Some of the sections I wrote up in the draft that missed out in the final version:
- A7 – Malformed input (dropped – a bad call in my opinion as nearly all flaws are due to insufficient input validation and output encoding)
- A8 – Broken authorization (dropped – a bad call in my opinion, as most of the easily discovered business logic flaws are authorization related)
- A9 – Insecure cryptography and communications (became A8 – A9 in the final version)
- A10 – Privilege escalation (dropped – a bad call in my opinion, as attackers try to do this all the time)
You can see an early draft here. DO NOT USE THIS VERSION – IT’S NOT OFFICIAL!
I strongly disagreed with the dropping of RFI as it’s one of the biggest reasons that PHP sites are taken over, and PHP is by far the most prevalent server platform. RFI belongs in the OWASP Top 10 probably as the #1 item in the Security Configuration section. There are still millions of sites with this particular flaw.

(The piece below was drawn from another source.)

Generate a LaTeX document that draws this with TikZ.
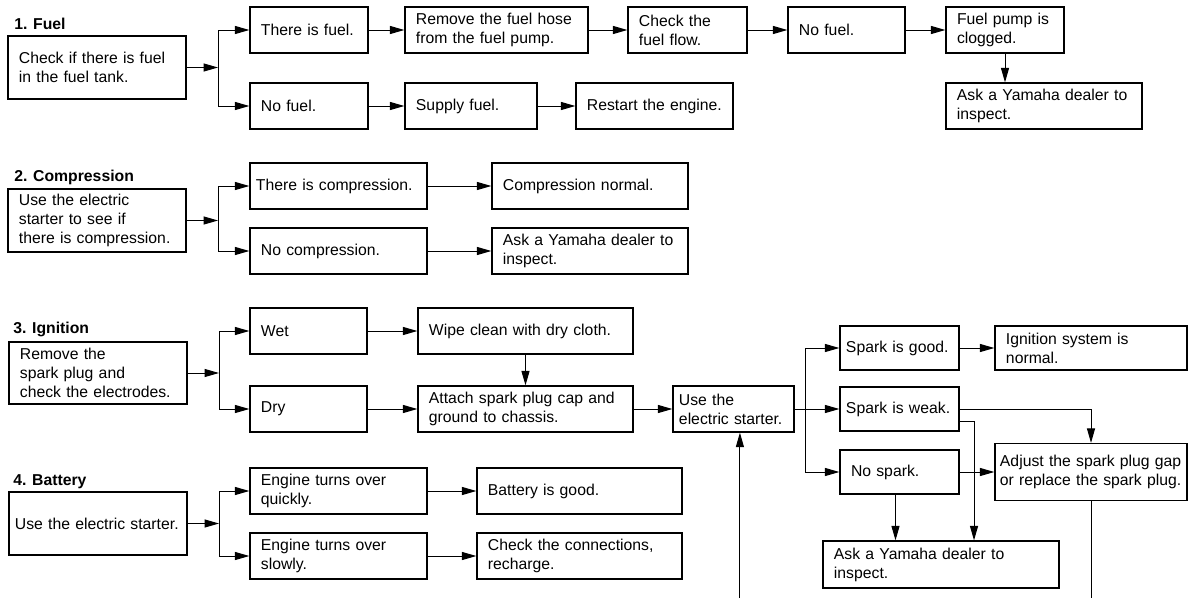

Call me hypersensitive to the way Dave phrased just one sentence in 45 minutes, but I want folks to realize that I didn’t dedicate many nights and weekends to the OWASP Top 10 2007 to have that taken away from me in glossing over of efforts. I also want to make sure that folks understand that I consider Jeff and Dave friends and utterly respect their long time efforts with OWASP.
* Full disclosure – I worked for Aspect Security between December 2006 and January 2009. Dave and Jeff are founders of Aspect Security and thus my employer during the latter stages of Top 10 2007 gestation. I had a great time at Aspect, worked with amazing customers on cool projects, and have very fond memories of the USA.